Lepik & Luhaäär; Kļaviņš & Slaidiņš; Lideika, Petrauskas, Valiūnas ir partneriai

The Supreme Court sorted out fees in bankruptcy

Vesse Võhma, Senior Associate

LAWIN Tallinn office represented successfully one of its clients in a Supreme Court case where the court decided that the minimum fee rates of trustees, established for proceedings of smaller bankruptcy estates, would not be applied if a bankruptcy estate exceeded 640 000 euros. This limits the fees of the trustees in bigger bankruptcy proceedings.

Due to the economic recession, the number of bankruptcy proceedings has grown considerably in Estonia. While the number of insolvency proceedings was about 200 in Estonia in the year 2007, the number of cases per year increased up to approximately 1000 in the years 2008-2010. The bankruptcy proceedings have given rise to polemics about several aspects of interpretation of the Bankruptcy Act, and the judicial practice regarding the principles of determining the fees of trustees in bankruptcy has also varied.   

Until the year 2010 remuneration of trustees in bankruptcy was regulated mainly by subordinate legal instruments (regulations of the Minister of Justice) and the law laid down only the minimum fee rate for a trustee in bankruptcy, which was 1% of sale and recovery of a bankruptcy estate as well as of the money received and included in the bankruptcy estate as a result of other activities of the trustee.

By amendments to the Bankruptcy Act that entered into force on 1 January 2010, the calculation of fees of trustees in bankruptcy became regulated by the Bankruptcy Act. However, the wording of the amendments was probably not the best, as it gave rise to different interpretations followed in practice.
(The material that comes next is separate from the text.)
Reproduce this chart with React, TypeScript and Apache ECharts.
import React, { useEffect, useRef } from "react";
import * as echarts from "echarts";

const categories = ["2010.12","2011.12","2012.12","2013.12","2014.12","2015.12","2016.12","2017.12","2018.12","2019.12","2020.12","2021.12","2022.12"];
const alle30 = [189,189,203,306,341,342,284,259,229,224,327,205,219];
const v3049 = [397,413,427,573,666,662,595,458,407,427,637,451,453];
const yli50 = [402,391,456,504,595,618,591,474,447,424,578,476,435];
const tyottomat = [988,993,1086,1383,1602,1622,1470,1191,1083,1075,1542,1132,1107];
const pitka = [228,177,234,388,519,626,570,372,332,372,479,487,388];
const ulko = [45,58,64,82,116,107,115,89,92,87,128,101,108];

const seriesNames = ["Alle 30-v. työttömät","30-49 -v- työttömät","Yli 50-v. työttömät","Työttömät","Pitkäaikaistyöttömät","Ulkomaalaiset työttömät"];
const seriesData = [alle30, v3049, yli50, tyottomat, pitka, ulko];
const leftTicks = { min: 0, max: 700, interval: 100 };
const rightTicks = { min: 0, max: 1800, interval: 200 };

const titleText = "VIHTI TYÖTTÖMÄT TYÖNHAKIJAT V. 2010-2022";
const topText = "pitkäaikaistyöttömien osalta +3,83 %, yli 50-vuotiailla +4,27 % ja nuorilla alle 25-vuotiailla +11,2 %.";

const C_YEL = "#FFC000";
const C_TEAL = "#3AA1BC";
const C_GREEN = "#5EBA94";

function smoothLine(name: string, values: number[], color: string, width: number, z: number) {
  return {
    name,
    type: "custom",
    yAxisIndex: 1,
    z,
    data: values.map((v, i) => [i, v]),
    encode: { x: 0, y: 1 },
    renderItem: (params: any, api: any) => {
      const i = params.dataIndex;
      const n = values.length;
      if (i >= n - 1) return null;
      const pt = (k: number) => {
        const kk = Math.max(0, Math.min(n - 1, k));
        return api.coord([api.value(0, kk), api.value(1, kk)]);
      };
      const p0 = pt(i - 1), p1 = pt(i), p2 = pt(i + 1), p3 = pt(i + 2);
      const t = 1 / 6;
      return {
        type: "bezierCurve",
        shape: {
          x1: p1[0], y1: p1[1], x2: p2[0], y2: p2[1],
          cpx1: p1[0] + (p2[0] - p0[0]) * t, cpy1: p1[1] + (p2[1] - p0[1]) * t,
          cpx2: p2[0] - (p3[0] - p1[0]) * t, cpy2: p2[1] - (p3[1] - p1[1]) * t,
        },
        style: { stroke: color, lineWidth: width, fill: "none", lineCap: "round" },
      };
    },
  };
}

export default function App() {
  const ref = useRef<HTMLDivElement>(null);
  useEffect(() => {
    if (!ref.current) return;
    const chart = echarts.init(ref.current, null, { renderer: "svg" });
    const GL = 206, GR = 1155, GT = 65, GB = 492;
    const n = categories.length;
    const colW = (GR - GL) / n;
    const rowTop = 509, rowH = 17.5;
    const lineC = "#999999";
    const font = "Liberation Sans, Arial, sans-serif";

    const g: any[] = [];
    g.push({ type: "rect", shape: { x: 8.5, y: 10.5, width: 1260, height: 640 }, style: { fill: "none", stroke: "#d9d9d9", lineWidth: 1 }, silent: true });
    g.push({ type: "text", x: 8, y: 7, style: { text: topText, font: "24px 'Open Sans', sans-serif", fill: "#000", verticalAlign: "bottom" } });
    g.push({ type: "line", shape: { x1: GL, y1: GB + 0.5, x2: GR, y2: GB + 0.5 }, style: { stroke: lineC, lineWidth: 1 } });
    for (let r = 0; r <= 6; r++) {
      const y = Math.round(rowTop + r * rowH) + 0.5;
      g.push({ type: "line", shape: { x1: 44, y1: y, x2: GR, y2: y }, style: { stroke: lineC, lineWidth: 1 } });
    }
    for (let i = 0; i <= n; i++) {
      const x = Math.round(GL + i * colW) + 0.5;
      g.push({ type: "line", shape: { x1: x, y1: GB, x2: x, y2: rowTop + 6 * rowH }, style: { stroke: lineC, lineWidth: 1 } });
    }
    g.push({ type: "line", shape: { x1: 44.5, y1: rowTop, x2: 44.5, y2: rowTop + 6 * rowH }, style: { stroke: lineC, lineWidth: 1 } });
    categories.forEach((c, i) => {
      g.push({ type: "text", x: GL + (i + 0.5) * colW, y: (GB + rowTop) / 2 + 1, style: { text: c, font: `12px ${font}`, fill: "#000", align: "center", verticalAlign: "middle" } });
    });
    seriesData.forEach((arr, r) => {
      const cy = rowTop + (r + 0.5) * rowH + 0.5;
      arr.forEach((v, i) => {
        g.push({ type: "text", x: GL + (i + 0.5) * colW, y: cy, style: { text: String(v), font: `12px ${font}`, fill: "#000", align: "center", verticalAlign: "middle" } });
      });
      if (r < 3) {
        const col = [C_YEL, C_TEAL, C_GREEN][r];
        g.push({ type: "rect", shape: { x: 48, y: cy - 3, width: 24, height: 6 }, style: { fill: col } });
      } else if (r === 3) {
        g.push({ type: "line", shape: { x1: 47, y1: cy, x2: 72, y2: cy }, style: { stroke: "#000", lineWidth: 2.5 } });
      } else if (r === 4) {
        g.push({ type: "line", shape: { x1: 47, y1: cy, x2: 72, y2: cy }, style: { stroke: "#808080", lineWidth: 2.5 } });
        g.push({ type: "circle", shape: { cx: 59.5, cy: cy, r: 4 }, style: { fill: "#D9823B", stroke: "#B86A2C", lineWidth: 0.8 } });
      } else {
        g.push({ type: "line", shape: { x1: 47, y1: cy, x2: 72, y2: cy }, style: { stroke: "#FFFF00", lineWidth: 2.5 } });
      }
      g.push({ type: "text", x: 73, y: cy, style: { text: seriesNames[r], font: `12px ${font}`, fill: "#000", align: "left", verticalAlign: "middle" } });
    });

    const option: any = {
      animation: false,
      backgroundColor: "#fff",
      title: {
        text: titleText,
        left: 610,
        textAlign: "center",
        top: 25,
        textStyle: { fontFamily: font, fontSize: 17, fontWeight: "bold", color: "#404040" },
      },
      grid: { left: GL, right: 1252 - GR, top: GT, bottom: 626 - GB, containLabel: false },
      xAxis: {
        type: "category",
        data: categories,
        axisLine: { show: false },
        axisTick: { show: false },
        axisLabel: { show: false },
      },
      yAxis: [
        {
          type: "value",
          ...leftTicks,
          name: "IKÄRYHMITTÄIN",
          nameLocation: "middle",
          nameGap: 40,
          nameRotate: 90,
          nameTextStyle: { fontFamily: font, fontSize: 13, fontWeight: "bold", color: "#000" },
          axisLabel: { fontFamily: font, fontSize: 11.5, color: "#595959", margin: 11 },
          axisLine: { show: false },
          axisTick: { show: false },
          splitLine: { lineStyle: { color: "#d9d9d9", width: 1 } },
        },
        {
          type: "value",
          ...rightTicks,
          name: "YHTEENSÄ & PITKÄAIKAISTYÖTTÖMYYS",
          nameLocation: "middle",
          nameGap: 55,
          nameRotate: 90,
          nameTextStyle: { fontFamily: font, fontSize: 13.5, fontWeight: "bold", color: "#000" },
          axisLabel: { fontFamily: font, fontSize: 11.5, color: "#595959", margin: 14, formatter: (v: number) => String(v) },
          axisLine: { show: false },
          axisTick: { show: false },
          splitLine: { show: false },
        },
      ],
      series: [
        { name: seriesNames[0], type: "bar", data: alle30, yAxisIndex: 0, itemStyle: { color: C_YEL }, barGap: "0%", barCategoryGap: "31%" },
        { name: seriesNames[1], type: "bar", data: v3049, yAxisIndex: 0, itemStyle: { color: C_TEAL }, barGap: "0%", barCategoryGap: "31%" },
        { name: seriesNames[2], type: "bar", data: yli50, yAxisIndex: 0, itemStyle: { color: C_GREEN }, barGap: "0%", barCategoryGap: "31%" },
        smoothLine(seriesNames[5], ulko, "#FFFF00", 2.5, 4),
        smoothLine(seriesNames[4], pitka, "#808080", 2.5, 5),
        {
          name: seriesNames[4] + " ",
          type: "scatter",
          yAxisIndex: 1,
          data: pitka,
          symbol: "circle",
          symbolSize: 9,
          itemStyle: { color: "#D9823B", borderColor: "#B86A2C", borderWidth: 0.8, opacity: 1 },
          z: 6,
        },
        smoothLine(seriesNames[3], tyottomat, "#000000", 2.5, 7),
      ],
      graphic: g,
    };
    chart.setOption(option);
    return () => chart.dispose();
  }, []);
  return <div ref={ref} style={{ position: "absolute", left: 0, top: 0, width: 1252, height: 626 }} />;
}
The main controversy was about whether the value of a bankruptcy estate, on the basis of which the fee of a trustee was to be calculated, was to include the value added tax or not. In bankruptcy proceedings with bigger bankruptcy estates, i.e. above 640 000 Euros (formerly above 10 000 000 kroons) there was the question whether the rates applicable to proceedings of estates of lower value, i.e. up to 640 000 Euros (formerly up to 10 000 000 kroons) could correspondingly apply.

The Supreme Court has answered both of these questions last year.

Although regarding the value added tax the court revealed its position on 31 December 2010 in a dispute (civil case 3-2-1-92-10) which was basically about calculation of the value added tax upon distribution of proceeds from the sale of a pledged object among creditors, but the same principles should be applied to determination of the amount of a bankruptcy estate on the basis of which the fee of a trustee is calculated. The court decided that while the value added tax was a state tax added to a sale price, on principle it did not belong to the seller, and therefore the price of property sold in a bankruptcy proceeding should be taken as basis net of VAT.

In its ruling of 12 October 2011 regarding civil case 3-2-1-71-11, the Supreme Court determined that if a bankruptcy estate exceeded 640 000 euros (formerly 10 000 000 kroons), the minimum fee rates of trustees, established for proceedings of smaller bankruptcy estates, would not be applied and the court would be able to determine the fee of the trustee within the limits of 1% - 5% of the cost of the property received in the bankruptcy estate. In said dispute LAWIN Tallinn office successfully represented its client that did not agree with the fee assigned to a trustee by a lower court, and the Supreme Court agreed with the interpretation of the Bankruptcy Act presented by our law office.